Up until recently there has been a widely held and romanticised view
that the last thirty years of the 18th century was a period of remarkable
inter-racial harmony and tolerance between the British and Indians.
This changed significantly to one of deliberate segregation on the part
of the British in the 19th century. In this remarkable and meticulously
researched book, Prasannajit de Silva considers how the British in India
imagined their lives through the visual context of paintings and prints.
He comes to rather different conclusions from the stereotypical view of
this period of transition and reveals a much more nuanced interpretation
of how the British identified themselves in their Indian colonial setting.
The study of these various visual images raises important questions
about identity - what distinguished the British in India from the British
at home, but also how they expressed their difference from their Indian
surroundings.
The first part of the book considers a small group of oil paintings by
artists in the narrow period from 1785 to 1805. These paintings, by
some of the most eminent painters ever to visit the subcontinent from
Europe, are portraits of members of mixed- race families and also
individual portraits of bibis (Indian wives and mistresses). Perhaps the
best known of these is the Palmer Conversation Piece - a painting that
is, to this day, much argued about. Many authors have seen this work
which shows William Palmer with his beautiful Mughal wife and their
three eldest children as evidence of a remarkable moment in the history
of British and Indian relations. De Silva argues that the reality was
much more complicated as the painting of these portraits coincided
with a period of increased social pressures on mixed race relations and
legal restrictions on the Eurasian population of British India. He
further contends that these paintings constituted an attempt to stabilise
extremely complex fluid identities but at the same time they are
characterised by underlying ambivalence. They do not simply reflect an
idyllic period in colonial history but mirror the changing attitudes
towards race and the position of the British in India.
The second part of the book examines printed images of the domestic
life of British residents in India in the first part of the 19th century. The
author particularly considers the publications by Sir Charles D’Oyly,
William Taylor and Mrs Belnos. These books were, of course, done
largely for an audience back home in Britain. What is most apparent
about almost all these printed images is the hybridity of the
colonialist’s existence. Exoticism and distinctiveness from Britain was
a major part of their appeal. They constitute an extraordinarily complex
statement about identity that was both different but at the same time
compatible with British mores of the time. One is struck by the fact that
middle-class civil servants in India were taking possession of
aristocratic modes of behaviour. In contrast with the oil paintings of
mixed-race families, most of these prints emphasise that although India
encroached on the lives of the British, there remained a much more
profound separateness between those depicted and their colonial
neighbourhood.
The last part of the book looks at a number of printed images of the
Nilgiris by clever artists like James Barron and Captain Peacocke. They
show a much more deep-rooted vision of Britishness and this is the
crucial element in the colonialist’s identity in the period of the 1830s
and 1840s. It is as if here in the cool hills that were not so different
from England itself, the British tried to lead a lifestyle that was
essentially independent of India when in fact the reality was so
different. Barron frequently showed Todas in the foreground of his
landscapes emphasising that this was still Indian soil. The hill stations
could never be just a recreation of life back in Britain. Indians are
always present in the plates, albeit in a subordinate role.

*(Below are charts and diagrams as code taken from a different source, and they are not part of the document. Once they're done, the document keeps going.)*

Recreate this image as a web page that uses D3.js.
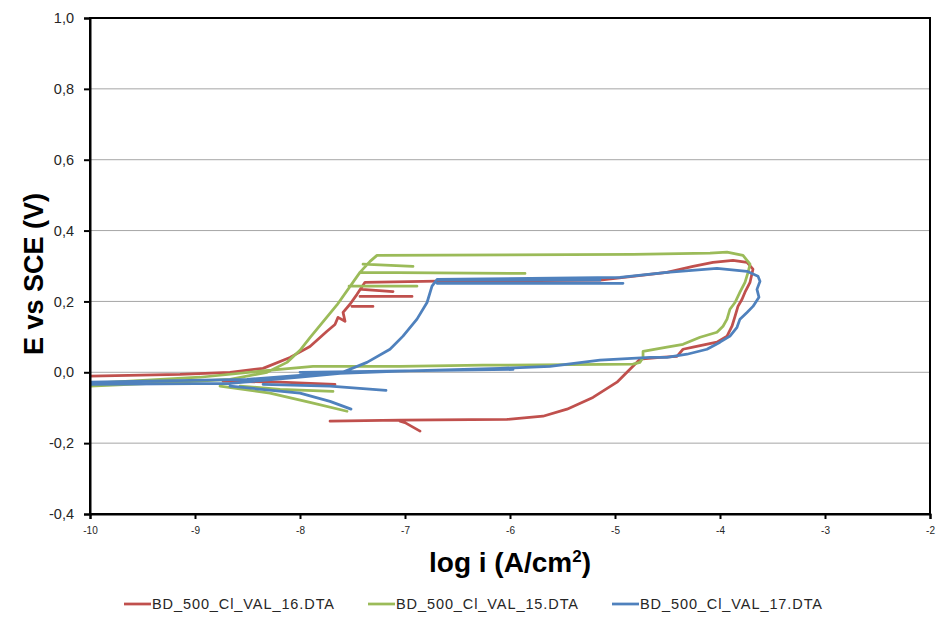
<!DOCTYPE html>
<html><head><meta charset="utf-8">
<script src="https://cdnjs.cloudflare.com/ajax/libs/d3/7.8.5/d3.min.js"></script>
<style>body{margin:0;background:#fff}svg{display:block}</style>
</head><body>
<svg id="c" width="938" height="617"></svg>
<script>
const seriesNames = ["BD_500_Cl_VAL_16.DTA","BD_500_Cl_VAL_15.DTA","BD_500_Cl_VAL_17.DTA"];
const seriesColors = ["#C0504D","#9BBB59","#4F81BD"];
const xTicks = [-10,-9,-8,-7,-6,-5,-4,-3,-2];
const yTicks = [-0.4,-0.2,0.0,0.2,0.4,0.6,0.8,1.0];

// BD_500_Cl_VAL_16 (null = break between branches)
const redX = [-10.00,-9.143,-8.667,-8.352,-8.095,-7.905,-7.743,-7.667,-7.638,-7.571,-7.590,-7.524,-7.457,-7.381,-6.695,-5.143,-4.505,-4.257,-4.067,-3.876,-3.743,-3.686,-3.714,-3.762,-3.790,-3.829,-3.857,-3.886,-3.933,-4.029,-4.257,-4.352,-4.410,-4.571,-4.762,-4.829,-4.981,-5.210,-5.457,-5.686,-6.029,-7.048,-7.714,
  null,-7.048,-7.000,-6.857,
  null,-7.410,-7.114,
  null,-7.429,-6.933,
  null,-7.505,-7.305,
  null,-8.733,-8.190,-7.667];
const redY = [-0.011,-0.006,0.000,0.011,0.042,0.073,0.116,0.135,0.155,0.144,0.169,0.192,0.220,0.254,0.257,0.260,0.282,0.299,0.310,0.316,0.310,0.291,0.254,0.226,0.206,0.186,0.158,0.130,0.102,0.085,0.071,0.065,0.045,0.042,0.037,0.017,-0.028,-0.071,-0.104,-0.124,-0.133,-0.135,-0.138,
  null,-0.138,-0.142,-0.166,
  null,0.234,0.228,
  null,0.214,0.214,
  null,0.186,0.186,
  null,-0.025,-0.028,-0.034];

// BD_500_Cl_VAL_15
const greenX = [-10.00,-9.143,-8.667,-8.314,-8.124,-8.000,-7.905,-7.648,-7.429,-7.333,-7.267,-4.829,-4.095,-3.933,-3.781,-3.714,-3.733,-3.762,-3.810,-3.857,-3.905,-3.933,-3.971,-4.029,-4.190,-4.352,-4.505,-4.733,-4.733,-4.762,-4.829,-6.257,-7.048,-7.876,-8.381,-8.952,-10.00,
  null,-7.400,-6.924,
  null,-7.429,-5.857,
  null,-7.533,-6.886,
  null,-8.571,-8.190,-7.686,
  null,-8.762,-8.286,-7.905,-7.552];
const greenY = [-0.039,-0.028,-0.020,0.000,0.028,0.062,0.098,0.190,0.282,0.313,0.330,0.333,0.336,0.339,0.330,0.305,0.282,0.254,0.226,0.197,0.178,0.150,0.130,0.113,0.099,0.079,0.071,0.059,0.042,0.028,0.023,0.020,0.017,0.017,0.003,-0.014,-0.031,
  null,0.305,0.299,
  null,0.282,0.279,
  null,0.243,0.243,
  null,-0.039,-0.048,-0.054,
  null,-0.039,-0.059,-0.085,-0.110];

// BD_500_Cl_VAL_17
const blueX = [-10.00,-8.667,-8.000,-7.619,-7.362,-7.143,-7.019,-6.886,-6.790,-6.743,-6.695,-4.952,-4.505,-4.029,-3.743,-3.638,-3.619,-3.648,-3.629,-3.686,-3.743,-3.810,-3.838,-3.905,-4.000,-4.124,-4.314,-4.505,-4.667,-5.143,-5.619,-6.095,-7.048,-7.876,-8.505,-10.00,
  null,-6.695,-4.924,
  null,-6.695,-5.143,
  null,-8.000,-5.971,
  null,-8.352,-7.714,-7.181,
  null,-8.667,-8.000,-7.714,-7.514];
const blueY = [-0.034,-0.031,-0.014,-0.003,0.028,0.065,0.102,0.150,0.197,0.243,0.262,0.268,0.282,0.293,0.285,0.271,0.257,0.234,0.212,0.186,0.169,0.150,0.127,0.102,0.085,0.065,0.051,0.042,0.042,0.034,0.017,0.011,0.003,-0.006,-0.020,-0.028,
  null,0.251,0.251,
  null,0.260,0.260,
  null,0.000,0.008,
  null,-0.034,-0.039,-0.051,
  null,-0.039,-0.059,-0.082,-0.104];

const series = [
  {name: seriesNames[0], color: seriesColors[0], xs: redX, ys: redY},
  {name: seriesNames[1], color: seriesColors[1], xs: greenX, ys: greenY},
  {name: seriesNames[2], color: seriesColors[2], xs: blueX, ys: blueY}
];

const svg = d3.select("#c");
const L = 90, R = 930, T = 18, B = 514;
const x = d3.scaleLinear().domain([-10,-2]).range([L,R]);
const y = d3.scaleLinear().domain([-0.4,1.0]).range([B,T]);
const FONT = "Liberation Sans, Arial, sans-serif";

// gridlines
svg.append("g").selectAll("line").data(yTicks.filter(v => v > -0.39 && v < 0.99)).join("line")
  .attr("x1", L).attr("x2", R).attr("y1", d => y(d)).attr("y2", d => y(d))
  .attr("stroke", "#A6A6A6").attr("stroke-width", 1);

// plot border
svg.append("rect").attr("x", L).attr("y", T).attr("width", R-L).attr("height", B-T)
  .attr("fill", "none").attr("stroke", "#000").attr("stroke-width", 2);

// series
svg.append("clipPath").attr("id","pc").append("rect").attr("x",L).attr("y",T).attr("width",R-L).attr("height",B-T);
const line = d3.line().defined(d => d[0] !== null && d[1] !== null).x(d => x(d[0])).y(d => y(d[1])).curve(d3.curveLinear);
const gS = svg.append("g").attr("clip-path","url(#pc)");
series.forEach(s => {
  const pts = s.xs.map((v,i) => [v, s.ys[i]]);
  gS.append("path").attr("d", line(pts)).attr("fill","none").attr("stroke", s.color)
    .attr("stroke-width", 2.75).attr("stroke-linejoin","round").attr("stroke-linecap","round");
});

// y axis
const yAxis = d3.axisLeft(y).tickValues(yTicks).tickSize(6).tickPadding(10)
  .tickFormat(d => d3.format(".1f")(d).replace(".", ",").replace("−","-"));
const gy = svg.append("g").attr("transform", `translate(${L},0)`).call(yAxis);
gy.select(".domain").attr("stroke","#000").attr("stroke-width",2);
gy.selectAll(".tick line").attr("stroke","#000").attr("stroke-width",2);
gy.selectAll("text").attr("font-family",FONT).attr("font-size",14.5).attr("fill","#262626");

// x axis
const xAxis = d3.axisBottom(x).tickValues(xTicks).tickSize(5).tickPadding(8)
  .tickFormat(d => String(d));
const gx = svg.append("g").attr("transform", `translate(0,${B})`).call(xAxis);
gx.select(".domain").attr("stroke","#000").attr("stroke-width",2);
gx.selectAll(".tick line").attr("stroke","#000").attr("stroke-width",2);
gx.selectAll("text").attr("font-family",FONT).attr("font-size",10).attr("fill","#262626");

// axis titles
svg.append("text").attr("transform", `translate(43,${(T+B)/2 + 8}) rotate(-90)`)
  .attr("text-anchor","middle").attr("font-family",FONT)
  .attr("font-weight","bold").attr("font-size",27).attr("fill","#000").text("E vs SCE (V)");
const xt = svg.append("text").attr("x", 510).attr("y", 572).attr("text-anchor","middle")
  .attr("font-family",FONT).attr("font-weight","bold")
  .attr("font-size",28).attr("fill","#000");
xt.append("tspan").text("log i (A/cm");
xt.append("tspan").attr("font-size",17).attr("dy",-10).text("2");
xt.append("tspan").attr("dy",10).text(")");

// legend
const legX = [124, 368, 612];
const gl = svg.append("g");
series.forEach((s,i) => {
  gl.append("line").attr("x1", legX[i]).attr("x2", legX[i]+27).attr("y1",604).attr("y2",604)
    .attr("stroke", s.color).attr("stroke-width",2.75);
  gl.append("text").attr("x", legX[i]+28).attr("y", 609).attr("font-family",FONT)
    .attr("font-size",14.5).attr("fill","#262626")
    .attr("textLength", 182).attr("lengthAdjust","spacing").text(s.name);
});
</script>
</body></html>
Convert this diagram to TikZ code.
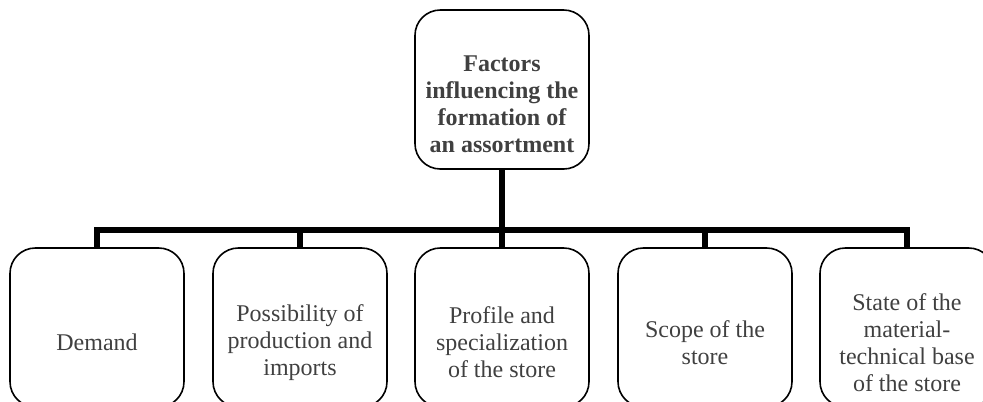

The images, which the author discusses in great depth, represent
lifestyles of the British in India during a period of flux and change.
They are also an essential part of fashioning them - that is they not only
observe but codify and are explanatory. This is particularly true of the
printed plates of British domestic life in India. This book is essential
reading for anyone interested in the lives of the British in India but also
for anyone seeking an interpretation of the images that have come
down to us. It is a very complex book and sometimes the author’s
language is unduly scholarly but overall I consider it a highly important
new look at a fascinating period in Indo-British relations. The
production of the book is impressive, with numerous clear albeit black
and white illustrations and a good text.